Certain performance awards granted in 2013, 2012 and 2011 contain market conditions based on the total shareholder return (TSR) of Duke Energy stock relative to a pre-defined peer group (relative TSR). These awards are valued using a path-dependent model that incorporates expected relative TSR into the fair value determination of Duke Energy's performance-based share awards. The model uses three-year historical volatilities and correlations for all companies in the pre-defined peer group, including Duke Energy, to simulate Duke Energy's relative TSR as of the end of the performance period. For each simulation, Duke Energy's relative TSR associated with the simulated stock price at the end of the performance period plus expected dividends within the period results in a value per share for the award portfolio. The average of these simulations is the expected portfolio value per share. Actual life to date results of Duke Energy's relative TSR for each grant is incorporated within the model.

Other performance awards not containing market conditions were awarded in 2012 and 2011. The performance goal for these awards is Duke Energy's return on equity over a three-year period. Awards are measured at grant date price.

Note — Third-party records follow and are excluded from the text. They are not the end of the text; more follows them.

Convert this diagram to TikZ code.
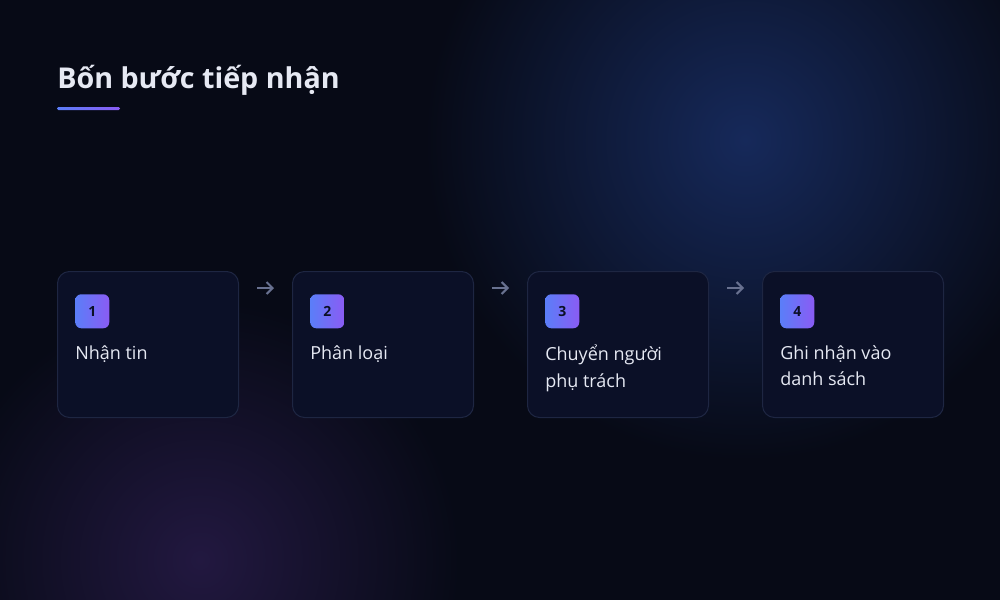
\documentclass[tikz,border=0pt]{standalone}
\usepackage{fontspec}
\setmainfont{Open Sans}
\usetikzlibrary{arrows.meta}
\definecolor{bg}{HTML}{070A16}
\definecolor{glowblue}{HTML}{16295A}
\definecolor{glowpurple}{HTML}{221840}
\definecolor{cardfill}{HTML}{0B1027}
\definecolor{cardline}{HTML}{1E2642}
\definecolor{gblue}{HTML}{5B7EF8}
\definecolor{gpurple}{HTML}{8A5CF4}
\definecolor{txt}{HTML}{E6E9F3}
\definecolor{arrowc}{HTML}{687190}
\definecolor{numc}{HTML}{0B1027}
\tikzset{
  card/.style={draw=cardline, line width=0.75pt, fill=cardfill, rounded corners=9pt,
    minimum width=135.75pt, minimum height=109.5pt, inner sep=0pt},
  badge/.style={rounded corners=4.5pt, minimum width=25.5pt, minimum height=25.5pt,
    inner sep=0pt, left color=gblue, right color=gpurple, text=numc,
    font=\fontsize{10.5pt}{12pt}\selectfont\bfseries},
  lbl/.style={text=txt, anchor=north west, align=left, inner sep=0pt,
    font=\fontsize{13.5pt}{20pt}\selectfont},
  arr/.style={draw=arrowc, line width=1.5pt, -{Straight Barb[length=4.5pt,width=9pt]}}
}
\begin{document}
\begin{tikzpicture}[x=0.75pt,y=-0.75pt]
\useasboundingbox (0,0) rectangle (1000,600);
\fill[bg] (0,0) rectangle (1000,600);
\shade[inner color=glowblue, outer color=bg] (745,140) circle (320);
\shade[inner color=glowpurple, outer color=bg] (200,560) circle (260);
% title
\node[anchor=base west, inner sep=0pt, text=txt, font=\fontsize{21.5pt}{24pt}\selectfont\bfseries] (title) at (57,88) {Bốn bước tiếp nhận};
\shade[left color=gblue, right color=gpurple, rounded corners=1pt] (57,107) rectangle (120,110);
% cards
\foreach \i/\x/\t in {1/57/{Nhận tin},2/292/{Phân loại},3/527/{Chuyển người\\phụ trách},4/762/{Ghi nhận vào\\danh sách}}{
  \node[card, anchor=north west] (c\i) at (\x,271) {};
  \node[badge, anchor=north west] (b\i) at (\x+18,294) {\i};
  \node[lbl] (l\i) at (\x+18,345) {\t};
}
\foreach \a/\b in {1/2,2/3,3/4}{
  \draw[arr] ([xshift=13.5pt,yshift=-12.75pt]c\a.north east) -- ([xshift=-13.5pt,yshift=-12.75pt]c\b.north west);
}
\end{tikzpicture}
\end{document}
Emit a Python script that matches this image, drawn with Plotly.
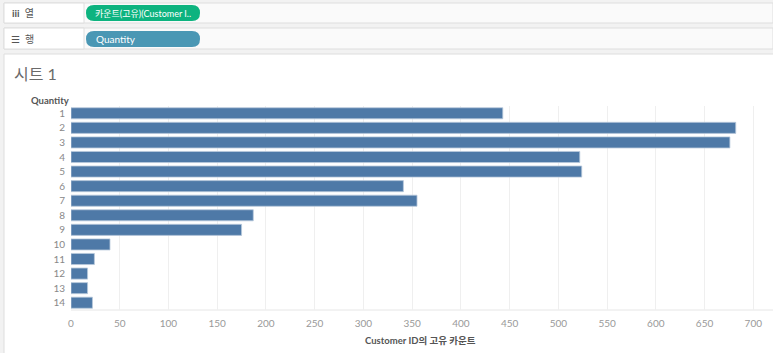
import plotly.graph_objects as go

# ---- data ----
quantity = ["1", "2", "3", "4", "5", "6", "7", "8", "9", "10", "11", "12", "13", "14"]
distinct_customers = [443, 682, 676, 522, 524, 341, 355, 187, 175, 40, 24, 17, 17, 22]
x_ticks = [0, 50, 100, 150, 200, 250, 300, 350, 400, 450, 500, 550, 600, 650, 700]

W, H = 773, 353
L, R, T, B = 71, 0, 106, 43
PW, PH = W - L - R, H - T - B
FONT = "Lato, 'Noto Sans CJK KR', 'Noto Sans', sans-serif"


def px(x):
    return (x - L) / PW


def py(y):
    return (H - B - y) / PH


def rect(x0, y0, x1, y1, fill, line=None, lw=1):
    return dict(type="rect", xref="paper", yref="paper", x0=px(x0), x1=px(x1),
                y0=py(y1), y1=py(y0), fillcolor=fill,
                line=dict(color=line or fill, width=lw if line else 0), layer="below")


def pill(x0, y0, x1, y1, fill):
    r = (y1 - y0) / 2
    pts = [
        f"M {px(x0 + r)},{py(y0)}",
        f"L {px(x1 - r)},{py(y0)}",
        f"Q {px(x1)},{py(y0)} {px(x1)},{py(y0 + r)}",
        f"Q {px(x1)},{py(y1)} {px(x1 - r)},{py(y1)}",
        f"L {px(x0 + r)},{py(y1)}",
        f"Q {px(x0)},{py(y1)} {px(x0)},{py(y0 + r)}",
        f"Q {px(x0)},{py(y0)} {px(x0 + r)},{py(y0)} Z",
    ]
    return dict(type="path", xref="paper", yref="paper", path=" ".join(pts),
                fillcolor=fill, line=dict(width=0), layer="above")


fig = go.Figure()
fig.add_trace(go.Bar(
    y=quantity, x=distinct_customers, orientation="h",
    marker=dict(color="#4e79a7", line=dict(color="#b9c9dc", width=0.8)),
    hoverinfo="skip",
))

shapes = [
    # shelf boxes
    rect(4, 3, 773, 23, "#fafafa", "#dedede"),
    rect(4, 3, 84, 23, "#ffffff", "#dedede"),
    rect(4, 28, 773, 49, "#fafafa", "#dedede"),
    rect(4, 28, 84, 49, "#ffffff", "#dedede"),
    # sheet panel
    rect(4, 54, 774, 354, "#ffffff", "#dedede"),
    pill(86, 5, 200, 21, "#0db37f"),
    pill(86, 31, 200, 47, "#4a97b4"),
    # bottom axis line
    dict(type="line", xref="paper", yref="paper", x0=0, x1=1, y0=0, y1=0,
         line=dict(color="#e6e6e6", width=1), layer="below"),
]

annotations = [
    dict(text="<b>iii</b>  열", x=px(10), y=py(13), xanchor="left", yanchor="middle",
         font=dict(size=10, color="#555555", family=FONT)),
    dict(text="☰  행", x=px(9), y=py(38.5), xanchor="left", yanchor="middle",
         font=dict(size=10, color="#555555", family=FONT)),
    dict(text="카운트(고유)(Customer I..", x=px(93), y=py(13), xanchor="left", yanchor="middle",
         font=dict(size=9, color="#ffffff", family=FONT)),
    dict(text="Quantity", x=px(94), y=py(39), xanchor="left", yanchor="middle",
         font=dict(size=10, color="#ffffff", family=FONT)),
    dict(text="시트 1", x=px(12), y=py(74), xanchor="left", yanchor="middle",
         font=dict(size=16, color="#6a6a6a", family=FONT)),
    dict(text="<b>Quantity</b>", x=px(29), y=py(100), xanchor="left", yanchor="middle",
         font=dict(size=9.5, color="#555555", family=FONT)),
    dict(text="<b>Customer ID의 고유 카운트</b>", x=px(420), y=py(340), xanchor="center",
         yanchor="middle", font=dict(size=9.5, color="#555555", family=FONT)),
]
for a in annotations:
    a.update(xref="paper", yref="paper", showarrow=False)

fig.update_layout(
    width=W, height=H,
    margin=dict(l=L, r=R, t=T, b=B, pad=0),
    paper_bgcolor="#f2f2f2",
    plot_bgcolor="rgba(0,0,0,0)",
    showlegend=False,
    bargap=0.24,
    shapes=shapes,
    annotations=annotations,
    font=dict(family=FONT),
    xaxis=dict(
        range=[0, PW / 0.9747], tickvals=x_ticks, ticktext=[str(v) for v in x_ticks],
        showgrid=True, gridcolor="#efefef", gridwidth=1, zeroline=False,
        showline=False, ticks="", ticklabelstandoff=6,
        tickfont=dict(size=10, color="#999999", family=FONT), fixedrange=True,
    ),
    yaxis=dict(
        type="category", autorange="reversed", showgrid=False, zeroline=False,
        showline=False, ticks="", ticklabelstandoff=5,
        tickfont=dict(size=10, color="#888888", family=FONT), fixedrange=True,
    ),
)

fig.write_html("out.html")
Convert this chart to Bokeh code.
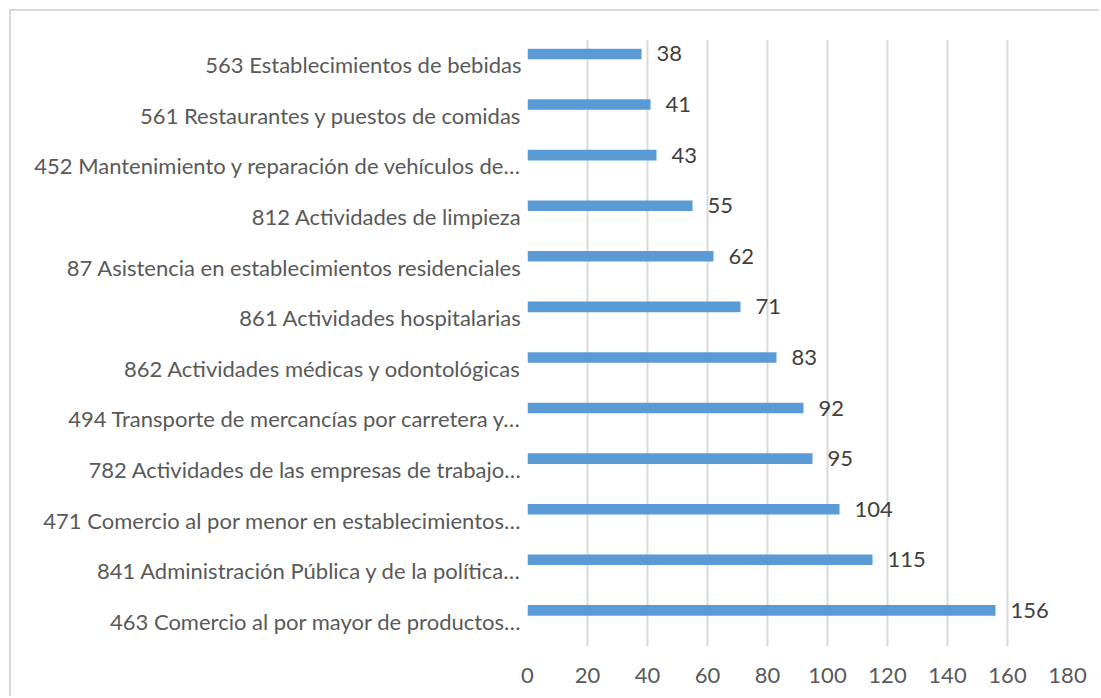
from bokeh.plotting import figure
from bokeh.models import ColumnDataSource, FactorRange, Range1d, FixedTicker, LabelSet
from bokeh.transform import dodge
from bokeh.core.properties import value
from bokeh.embed import file_html
from bokeh.resources import INLINE

# Data (top to bottom as displayed)
categories = [
    "563 Establecimientos de bebidas",
    "561 Restaurantes y puestos de comidas",
    "452 Mantenimiento y reparación de vehículos de…",
    "812 Actividades de limpieza",
    "87 Asistencia en establecimientos residenciales",
    "861 Actividades hospitalarias",
    "862 Actividades médicas y odontológicas",
    "494 Transporte de mercancías por carretera y…",
    "782 Actividades de las empresas de trabajo…",
    "471 Comercio al por menor en establecimientos…",
    "841 Administración Pública y de la política…",
    "463 Comercio al por mayor de productos…",
]
counts = [38, 41, 43, 55, 62, 71, 83, 92, 95, 104, 115, 156]
x_ticks = [0, 20, 40, 60, 80, 100, 120, 140, 160, 180]

FONT = "Lato"
TEXT_COLOR = "#595959"

cats_bottom_up = list(reversed(categories))
vals_bottom_up = list(reversed(counts))
source = ColumnDataSource(dict(
    cat=cats_bottom_up,
    val=vals_bottom_up,
    lbl=[str(v) for v in vals_bottom_up],
))

p = figure(
    width=1090, height=687,
    y_range=FactorRange(factors=cats_bottom_up, range_padding=0),
    x_range=Range1d(0, 180),
    output_backend="svg", toolbar_location=None,
    min_border_left=516, min_border_right=34, min_border_top=28, min_border_bottom=52,
)
p.styles = {"margin-left": "9px", "margin-top": "9px",
            "border-top": "2px solid #D9D9D9", "border-left": "2px solid #D9D9D9"}

p.hbar(y=dodge("cat", 0.214, range=p.y_range), right="val", left=0, height=0.21,
       source=source, fill_color="#5B9BD5", line_color=None)

labels = LabelSet(x="val", y=dodge("cat", 0.214, range=p.y_range), text="lbl", source=source,
                  x_offset=15, text_align="left", text_baseline="middle",
                  text_font=value(FONT), text_font_size="22px", text_color="#404040")
p.add_layout(labels)

p.outline_line_color = None
p.background_fill_color = "white"
p.border_fill_color = "white"

p.xaxis.ticker = FixedTicker(ticks=x_ticks)
p.xaxis.axis_line_color = None
p.xaxis.major_tick_line_color = None
p.xaxis.minor_tick_line_color = None
p.xaxis.major_label_standoff = 15
p.xaxis.major_label_text_font = FONT
p.xaxis.major_label_text_font_size = "22px"
p.xaxis.major_label_text_color = TEXT_COLOR

p.yaxis.axis_line_color = None
p.yaxis.major_tick_line_color = None
p.yaxis.minor_tick_line_color = None
p.yaxis.major_label_standoff = 0
p.yaxis.major_label_text_font = FONT
p.yaxis.major_label_text_font_size = "22px"
p.yaxis.major_label_text_color = TEXT_COLOR

p.xgrid.grid_line_color = "#D9D9D9"
p.xgrid.grid_line_width = 2
p.ygrid.grid_line_color = None

open("out.html", "w").write(file_html(p, INLINE))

The following table includes information related to performance awards.

          
  Years Ended December 31,
  2013 2012 2011
Shares awarded (in thousands)  633   352   432
Fair value (in millions)$ 28 $ 19 $ 20
          

The following table summarizes information about stock-based performance awards outstanding at the maximum level.
       
  Shares (in thousands) Weighted-Average Per Share Grant Date Fair Value
Outstanding at December 31, 2012  2,346 $ 47
Granted  633   45
Vested  (858)   49
Forfeited  (299)   46
Outstanding at December 31, 2013  1,822   46
Stock-based performance awards expected to vest  1,646   47
       

The total grant date fair value of shares vested during the years ended December 31, 2013, 2012 and 2011 was $42 million, $56 million and $33 million, respectively. At December 31, 2013, Duke Energy had $22 million of unrecognized compensation cost, which is expected to be recognized over a weighted-average period of 1 year and 11 months.